P4747 [CERC2017] Intrinsic Interval

Given a permutation $\pi$ of integers $1$ through $n$, an interval in $\pi$ is a consecutive subsequence consisting of consecutive numbers. More precisely, for indices $a$ and $b$ where $1 \le a \le b \le n$, the subsequence $\pi^b_a = (\pi_a, \pi_{a+1}, . . . ,\pi_b)$ is an interval if sorting it would yield a sequence of consecutive integers. For example, in permutation $\pi = (3, 1, 7, 5, 6, 4, 2)$, the subsequence $\pi^6_3$ is an interval (it contains the numbers $4$ through $7$) while $\pi^3_1$ is not. For a subsequence $\pi^y_x$ its intrinsic interval is any interval $\pi^b_a$ that contains the given subsequence $(a \le x \le y \le b)$ and that is, additionally, as short as possible. Of course, the length of an interval is defined as the number of elements it contains. Given a permutation $\pi$ and $m$ of its subsequences, find some intrinsic interval for each subsequence.
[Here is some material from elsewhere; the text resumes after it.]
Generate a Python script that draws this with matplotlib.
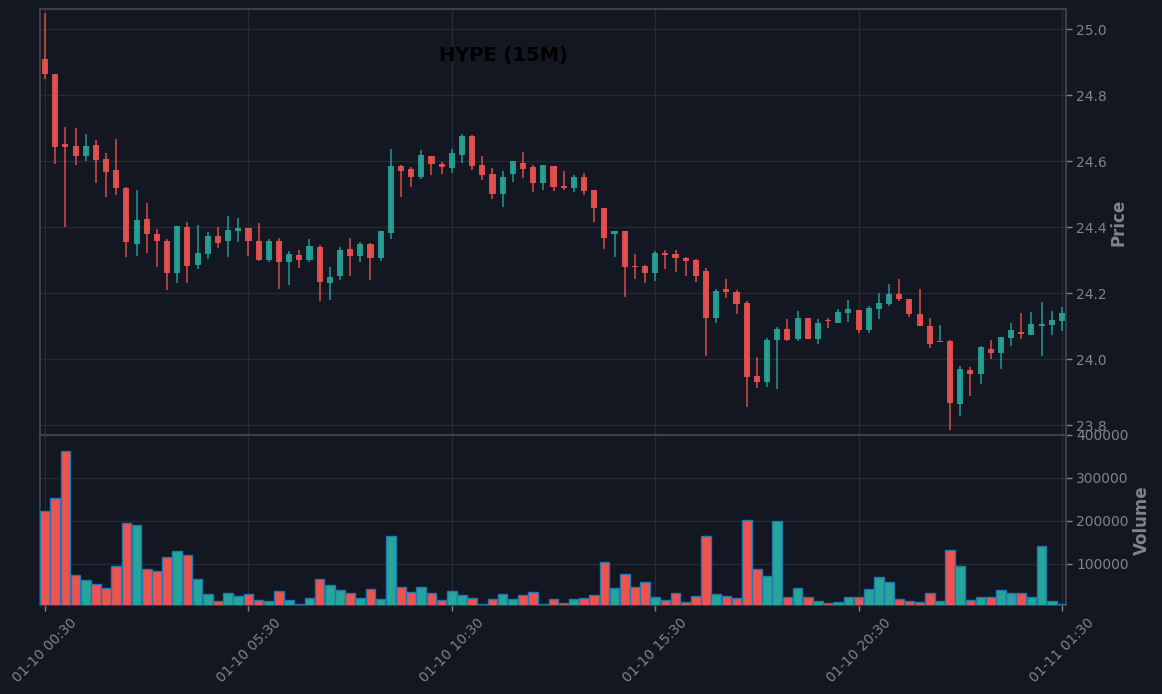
import matplotlib
matplotlib.use("Agg")
import matplotlib.pyplot as plt
import numpy as np

opens = [24.910, 24.865, 24.653, 24.646, 24.617, 24.649, 24.607, 24.574, 24.519, 24.350,
         24.425, 24.380, 24.359, 24.260, 24.401, 24.287, 24.320, 24.374, 24.357, 24.390,
         24.398, 24.359, 24.302, 24.359, 24.296, 24.316, 24.302, 24.340, 24.232, 24.251,
         24.334, 24.314, 24.349, 24.308, 24.384, 24.586, 24.577, 24.551, 24.616, 24.592,
         24.581, 24.620, 24.677, 24.589, 24.562, 24.502, 24.560, 24.595, 24.583, 24.535,
         24.586, 24.525, 24.520, 24.553, 24.513, 24.459, 24.381, 24.389, 24.283, 24.283,
         24.263, 24.322, 24.319, 24.308, 24.301, 24.268, 24.126, 24.213, 24.204, 24.171,
         23.949, 23.932, 24.057, 24.092, 24.060, 24.125, 24.063, 24.120, 24.111, 24.141,
         24.149, 24.090, 24.151, 24.169, 24.198, 24.183, 24.137, 24.101, 24.051, 24.056,
         23.866, 23.968, 23.954, 24.031, 24.020, 24.066, 24.083, 24.075, 24.102, 24.104,
         24.116]
highs = [25.048, 24.865, 24.703, 24.700, 24.682, 24.665, 24.624, 24.667, 24.521, 24.513,
         24.473, 24.394, 24.364, 24.404, 24.415, 24.406, 24.385, 24.400, 24.433, 24.427,
         24.398, 24.412, 24.365, 24.367, 24.327, 24.331, 24.365, 24.345, 24.280, 24.340,
         24.367, 24.356, 24.353, 24.389, 24.637, 24.589, 24.582, 24.634, 24.616, 24.597,
         24.637, 24.682, 24.680, 24.616, 24.579, 24.570, 24.601, 24.627, 24.588, 24.589,
         24.586, 24.570, 24.558, 24.565, 24.513, 24.459, 24.389, 24.389, 24.318, 24.285,
         24.328, 24.331, 24.331, 24.310, 24.303, 24.276, 24.213, 24.242, 24.210, 24.177,
         24.006, 24.064, 24.097, 24.121, 24.145, 24.125, 24.122, 24.125, 24.151, 24.180,
         24.149, 24.162, 24.200, 24.228, 24.242, 24.183, 24.212, 24.124, 24.104, 24.059,
         23.980, 23.976, 24.040, 24.059, 24.068, 24.111, 24.139, 24.143, 24.173, 24.145,
         24.159]
lows = [24.848, 24.591, 24.402, 24.588, 24.602, 24.535, 24.491, 24.497, 24.309, 24.312,
        24.321, 24.281, 24.209, 24.230, 24.230, 24.273, 24.303, 24.336, 24.309, 24.355,
        24.312, 24.299, 24.294, 24.212, 24.224, 24.276, 24.294, 24.176, 24.179, 24.239,
        24.252, 24.294, 24.239, 24.297, 24.366, 24.493, 24.523, 24.547, 24.557, 24.563,
        24.566, 24.596, 24.575, 24.544, 24.485, 24.461, 24.538, 24.548, 24.508, 24.514,
        24.511, 24.514, 24.508, 24.499, 24.415, 24.333, 24.311, 24.188, 24.242, 24.230,
        24.238, 24.273, 24.264, 24.252, 24.235, 24.009, 24.111, 24.185, 24.138, 23.855,
        23.912, 23.915, 23.909, 24.054, 24.054, 24.063, 24.045, 24.094, 24.111, 24.114,
        24.079, 24.079, 24.121, 24.160, 24.176, 24.127, 24.102, 24.033, 24.051, 23.785,
        23.827, 23.888, 23.924, 24.000, 23.970, 24.039, 24.063, 24.075, 24.011, 24.073,
        24.087]
closes = [24.866, 24.644, 24.644, 24.617, 24.646, 24.605, 24.569, 24.520, 24.354, 24.422,
          24.381, 24.357, 24.260, 24.404, 24.284, 24.322, 24.374, 24.351, 24.392, 24.398,
          24.357, 24.302, 24.359, 24.296, 24.319, 24.302, 24.343, 24.235, 24.249, 24.331,
          24.314, 24.349, 24.308, 24.389, 24.586, 24.572, 24.551, 24.619, 24.593, 24.584,
          24.625, 24.677, 24.587, 24.557, 24.502, 24.553, 24.601, 24.577, 24.535, 24.589,
          24.523, 24.520, 24.553, 24.511, 24.457, 24.369, 24.389, 24.281, 24.281, 24.263,
          24.322, 24.317, 24.308, 24.299, 24.251, 24.126, 24.207, 24.205, 24.169, 23.947,
          23.932, 24.059, 24.092, 24.057, 24.125, 24.063, 24.110, 24.117, 24.143, 24.153,
          24.090, 24.156, 24.171, 24.198, 24.184, 24.138, 24.102, 24.047, 24.056, 23.869,
          23.971, 23.954, 24.037, 24.020, 24.068, 24.089, 24.078, 24.107, 24.107, 24.119,
          24.140]
volumes = [223000, 253500, 362000, 74400, 62800, 53500, 44200, 95300, 195300, 190700,
           88400, 83700, 116300, 130200, 120900, 65100, 30200, 14000, 32600, 25600,
           30200, 16300, 14000, 37200, 16300, 7800, 20900, 65100, 51200, 39500,
           32600, 20900, 41900, 18600, 165100, 46500, 34900, 46500, 32600, 16300,
           37200, 27900, 20900, 7800, 18600, 30200, 18600, 27900, 34900, 7800,
           18600, 9300, 18600, 20900, 27900, 104700, 44200, 76700, 46500, 58100,
           23300, 16300, 32600, 11600, 25600, 165100, 30200, 25600, 20900, 202300,
           88400, 72100, 200000, 23300, 44200, 23300, 14000, 9300, 11600, 23300,
           23300, 41900, 69800, 58100, 18600, 14000, 11600, 32600, 14000, 132600,
           95300, 16300, 23300, 23300, 39500, 32600, 32600, 23300, 141900, 14000, 7800]
tick_positions = [0, 20, 40, 60, 80, 100]
tick_labels = ["01-10 00:30", "01-10 05:30", "01-10 10:30", "01-10 15:30", "01-10 20:30", "01-11 01:30"]
title = "HYPE (15M)"

BG = "#131722"
UP = "#26a69a"
DOWN = "#ef5350"
GRID = "#262a34"
SPINE = "#3b3f48"
TXT = "#80838a"

o = np.array(opens); h = np.array(highs); l = np.array(lows); c = np.array(closes)
v = np.array(volumes)
x = np.arange(len(o))
up = c >= o
cols = np.where(up, UP, DOWN)

fig = plt.figure(figsize=(11.62, 6.94), dpi=100, facecolor=BG)
ax1 = fig.add_axes([40/1162, 1-435/694, 1026/1162, 426/694])
ax2 = fig.add_axes([40/1162, 1-605/694, 1026/1162, 170/694], sharex=ax1)

for ax in (ax1, ax2):
    ax.set_facecolor(BG)
    for s in ax.spines.values():
        s.set_color(SPINE)
        s.set_linewidth(1.5)
    ax.grid(True, color=GRID, linewidth=1.0)
    ax.set_axisbelow(True)
    ax.yaxis.tick_right()
    ax.yaxis.set_label_position("right")
    ax.tick_params(colors=TXT, labelsize=10, length=4, width=1)
    ax.tick_params(axis='y', labelcolor=TXT)

# candles
ax1.vlines(x, l, h, colors=cols, linewidth=1.1, alpha=0.9, zorder=2)
bottoms = np.minimum(o, c)
heights = np.maximum(np.abs(c - o), 0.002)
ax1.bar(x, heights, 0.6, bottom=bottoms, color=cols, alpha=0.9, linewidth=0, zorder=3)
ax1.set_ylim(23.7706, 25.0615)
ax1.set_yticks([23.8, 24.0, 24.2, 24.4, 24.6, 24.8, 25.0])
ax1.set_yticklabels(["23.8", "24.0", "24.2", "24.4", "24.6", "24.8", "25.0"])
ax1.set_ylabel("Price", color=TXT, fontsize=12, fontweight="bold", labelpad=2)
ax1.tick_params(axis='x', which='both', bottom=False, labelbottom=False)

# volume
ax2.bar(x, v, 0.95, color=cols, edgecolor="#1f77b4", linewidth=1.0, zorder=3)
ax2.set_ylim(4500, 398500)
ax2.set_yticks([100000, 200000, 300000, 400000])
ax2.set_yticklabels(["100000", "200000", "300000", "400000"])
ax2.set_ylabel("Volume", color=TXT, fontsize=12, fontweight="bold", labelpad=3)

ax2.set_xlim(-0.5, 100.4)
ax2.set_xticks(tick_positions)
ax2.set_xticklabels(tick_labels, rotation=45, color=TXT, fontsize=10)

fig.text(503/1162, 1-56/694, title, color="black", fontsize=14, fontweight="bold",
         ha="center", va="center")

fig.savefig("out.png", dpi=100, facecolor=BG)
The first line contains an integer $n(1 \le n \le 100 000)$ — the size of the permutation $\pi$. The following line contains $n$ different integers $\pi_1, \pi_2, . . . , \pi_n (1 \le \pi_j \le n)$ — the permutation itself. The following line contains an integer $m(1 \le m \le 100 000)$ — the number of subsequences. The $j-th$ of the following $m$ lines contains integers $x_j$ and $y_j(1 \le x_j \le y_j \le n)$ — the endpoints of the $j-th$ subsequence.

Output $m$ lines. The $j-th$ line should contain two integers $a_j$ and $b_j$ where $1 \le a_j \le b_j \le n$ — the endpoints of some intrinsic interval of the $j-th$ subsequence $\pi^{y_j}_{x_j}$.